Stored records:

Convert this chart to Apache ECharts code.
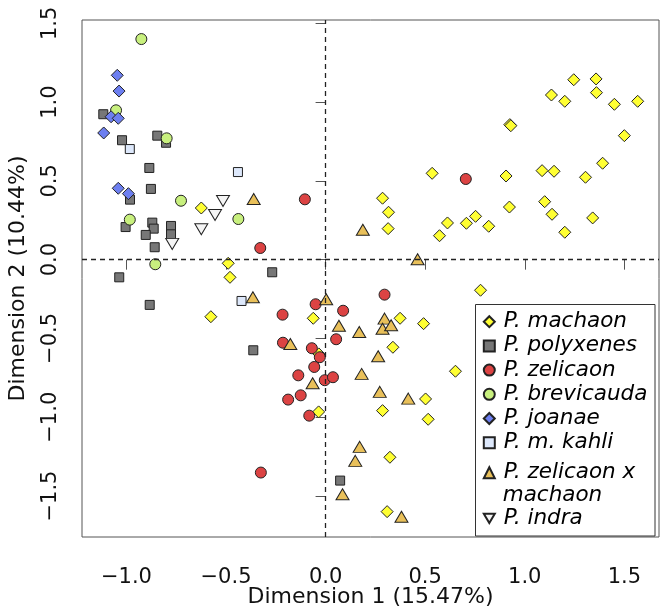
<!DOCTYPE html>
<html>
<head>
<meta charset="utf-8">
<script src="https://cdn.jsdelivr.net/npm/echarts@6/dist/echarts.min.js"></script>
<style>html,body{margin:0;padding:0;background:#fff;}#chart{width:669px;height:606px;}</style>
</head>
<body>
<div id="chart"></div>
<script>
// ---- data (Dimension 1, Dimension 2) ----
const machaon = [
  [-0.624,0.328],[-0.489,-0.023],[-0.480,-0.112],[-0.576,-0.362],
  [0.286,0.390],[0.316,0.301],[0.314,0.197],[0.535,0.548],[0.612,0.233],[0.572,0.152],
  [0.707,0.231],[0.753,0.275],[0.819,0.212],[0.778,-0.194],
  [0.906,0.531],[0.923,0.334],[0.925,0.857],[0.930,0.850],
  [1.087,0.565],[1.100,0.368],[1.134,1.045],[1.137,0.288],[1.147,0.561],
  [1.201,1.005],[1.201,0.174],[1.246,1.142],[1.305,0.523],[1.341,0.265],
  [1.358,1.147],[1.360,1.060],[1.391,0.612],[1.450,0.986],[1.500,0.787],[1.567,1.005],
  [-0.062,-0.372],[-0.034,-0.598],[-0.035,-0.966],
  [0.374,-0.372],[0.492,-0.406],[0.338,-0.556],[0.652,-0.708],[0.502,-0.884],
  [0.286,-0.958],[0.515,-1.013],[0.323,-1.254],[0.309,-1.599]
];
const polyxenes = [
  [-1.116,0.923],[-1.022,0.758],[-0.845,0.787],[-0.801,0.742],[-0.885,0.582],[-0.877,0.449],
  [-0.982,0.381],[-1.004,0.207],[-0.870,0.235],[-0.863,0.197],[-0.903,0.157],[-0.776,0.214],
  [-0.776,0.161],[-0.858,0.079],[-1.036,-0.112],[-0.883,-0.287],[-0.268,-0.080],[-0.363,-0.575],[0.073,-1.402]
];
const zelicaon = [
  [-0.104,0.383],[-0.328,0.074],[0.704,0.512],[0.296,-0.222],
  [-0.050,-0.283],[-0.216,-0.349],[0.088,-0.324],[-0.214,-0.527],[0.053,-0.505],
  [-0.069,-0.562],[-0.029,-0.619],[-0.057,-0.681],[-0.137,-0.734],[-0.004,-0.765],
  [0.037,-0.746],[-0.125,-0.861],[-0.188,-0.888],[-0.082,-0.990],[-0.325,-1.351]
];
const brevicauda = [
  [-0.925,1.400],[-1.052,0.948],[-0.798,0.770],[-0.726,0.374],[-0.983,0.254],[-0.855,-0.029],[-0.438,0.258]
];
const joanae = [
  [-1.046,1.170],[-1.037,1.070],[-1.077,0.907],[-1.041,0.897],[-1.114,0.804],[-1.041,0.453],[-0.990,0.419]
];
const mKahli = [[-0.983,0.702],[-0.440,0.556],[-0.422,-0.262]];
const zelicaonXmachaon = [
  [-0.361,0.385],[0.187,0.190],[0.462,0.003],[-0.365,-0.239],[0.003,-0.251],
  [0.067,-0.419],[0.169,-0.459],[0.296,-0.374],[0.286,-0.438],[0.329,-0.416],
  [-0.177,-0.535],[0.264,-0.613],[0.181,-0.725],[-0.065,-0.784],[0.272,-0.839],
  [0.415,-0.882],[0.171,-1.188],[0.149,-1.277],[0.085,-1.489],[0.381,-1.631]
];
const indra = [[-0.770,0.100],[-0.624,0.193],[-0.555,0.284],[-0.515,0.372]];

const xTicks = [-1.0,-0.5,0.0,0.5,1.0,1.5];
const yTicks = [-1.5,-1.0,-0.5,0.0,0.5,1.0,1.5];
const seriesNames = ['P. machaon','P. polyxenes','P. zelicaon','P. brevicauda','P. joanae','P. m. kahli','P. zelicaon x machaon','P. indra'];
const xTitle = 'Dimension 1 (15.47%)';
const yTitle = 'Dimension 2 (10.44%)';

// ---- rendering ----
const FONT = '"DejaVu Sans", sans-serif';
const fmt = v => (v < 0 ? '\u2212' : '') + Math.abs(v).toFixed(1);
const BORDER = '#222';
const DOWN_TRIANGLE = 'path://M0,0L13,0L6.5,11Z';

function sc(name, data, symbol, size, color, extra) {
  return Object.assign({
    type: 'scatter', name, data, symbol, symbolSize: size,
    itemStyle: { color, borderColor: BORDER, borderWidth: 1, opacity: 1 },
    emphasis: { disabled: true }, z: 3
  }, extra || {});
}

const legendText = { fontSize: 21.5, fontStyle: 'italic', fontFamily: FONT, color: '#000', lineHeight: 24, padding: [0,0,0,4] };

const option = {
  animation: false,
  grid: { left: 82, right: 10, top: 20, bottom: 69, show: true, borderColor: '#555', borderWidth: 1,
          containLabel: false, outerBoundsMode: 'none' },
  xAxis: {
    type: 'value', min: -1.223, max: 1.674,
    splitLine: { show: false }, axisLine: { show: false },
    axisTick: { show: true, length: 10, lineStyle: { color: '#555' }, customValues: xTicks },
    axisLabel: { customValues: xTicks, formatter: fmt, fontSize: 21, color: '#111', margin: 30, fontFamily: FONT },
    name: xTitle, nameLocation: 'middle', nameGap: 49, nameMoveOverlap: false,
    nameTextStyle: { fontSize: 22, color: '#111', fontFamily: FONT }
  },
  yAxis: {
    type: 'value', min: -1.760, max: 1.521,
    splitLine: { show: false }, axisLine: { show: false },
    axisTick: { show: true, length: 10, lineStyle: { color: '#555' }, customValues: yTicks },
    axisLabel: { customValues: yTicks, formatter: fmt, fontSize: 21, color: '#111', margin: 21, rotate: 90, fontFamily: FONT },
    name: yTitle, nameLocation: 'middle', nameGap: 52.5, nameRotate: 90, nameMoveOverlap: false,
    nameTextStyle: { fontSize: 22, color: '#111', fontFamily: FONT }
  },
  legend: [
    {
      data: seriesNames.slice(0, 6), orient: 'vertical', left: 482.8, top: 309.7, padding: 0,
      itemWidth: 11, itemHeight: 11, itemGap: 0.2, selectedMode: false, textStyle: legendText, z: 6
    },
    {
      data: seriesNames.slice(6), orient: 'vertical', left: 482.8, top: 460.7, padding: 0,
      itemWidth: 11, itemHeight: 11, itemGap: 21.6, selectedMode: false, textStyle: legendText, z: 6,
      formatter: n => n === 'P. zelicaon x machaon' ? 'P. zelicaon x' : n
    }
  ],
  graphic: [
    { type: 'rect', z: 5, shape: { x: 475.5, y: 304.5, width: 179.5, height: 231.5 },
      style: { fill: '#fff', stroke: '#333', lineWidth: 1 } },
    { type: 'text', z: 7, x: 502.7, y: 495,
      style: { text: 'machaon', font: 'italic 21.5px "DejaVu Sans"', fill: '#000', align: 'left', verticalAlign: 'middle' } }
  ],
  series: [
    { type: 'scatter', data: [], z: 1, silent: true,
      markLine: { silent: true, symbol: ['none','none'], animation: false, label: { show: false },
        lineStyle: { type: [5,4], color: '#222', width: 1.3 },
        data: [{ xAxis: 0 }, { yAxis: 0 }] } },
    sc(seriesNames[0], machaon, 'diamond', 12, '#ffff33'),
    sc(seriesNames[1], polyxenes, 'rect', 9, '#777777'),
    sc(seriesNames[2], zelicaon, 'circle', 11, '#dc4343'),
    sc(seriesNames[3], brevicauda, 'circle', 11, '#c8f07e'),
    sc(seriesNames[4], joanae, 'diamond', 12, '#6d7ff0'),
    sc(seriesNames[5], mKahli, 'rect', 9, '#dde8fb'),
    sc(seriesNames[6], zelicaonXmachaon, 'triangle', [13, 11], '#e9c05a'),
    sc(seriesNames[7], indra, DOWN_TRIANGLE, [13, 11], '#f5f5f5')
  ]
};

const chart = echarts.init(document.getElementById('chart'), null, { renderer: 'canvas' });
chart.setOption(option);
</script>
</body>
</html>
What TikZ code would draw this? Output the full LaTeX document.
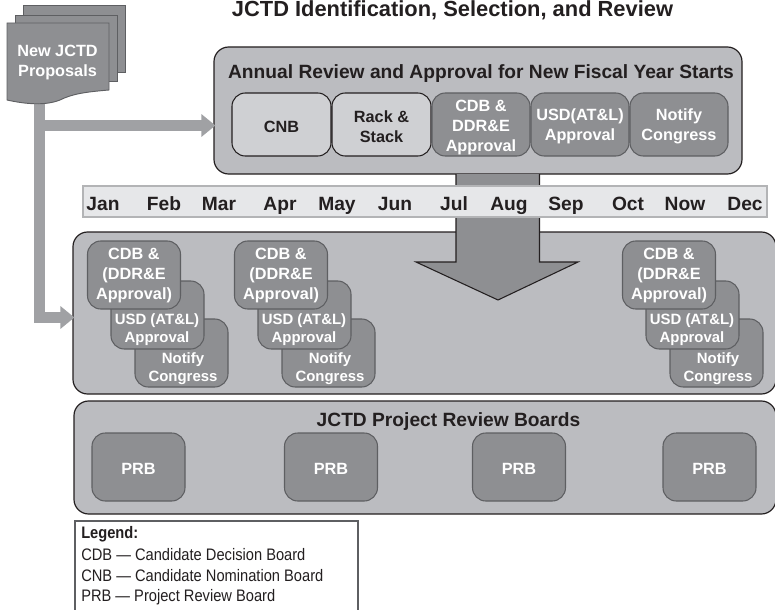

= The problem =
From the entries above, copy out every line where the string "code" appears.

= Finished answer =
Convert this chart to Apache ECharts code.
What TikZ code would draw this? Output the full LaTeX document.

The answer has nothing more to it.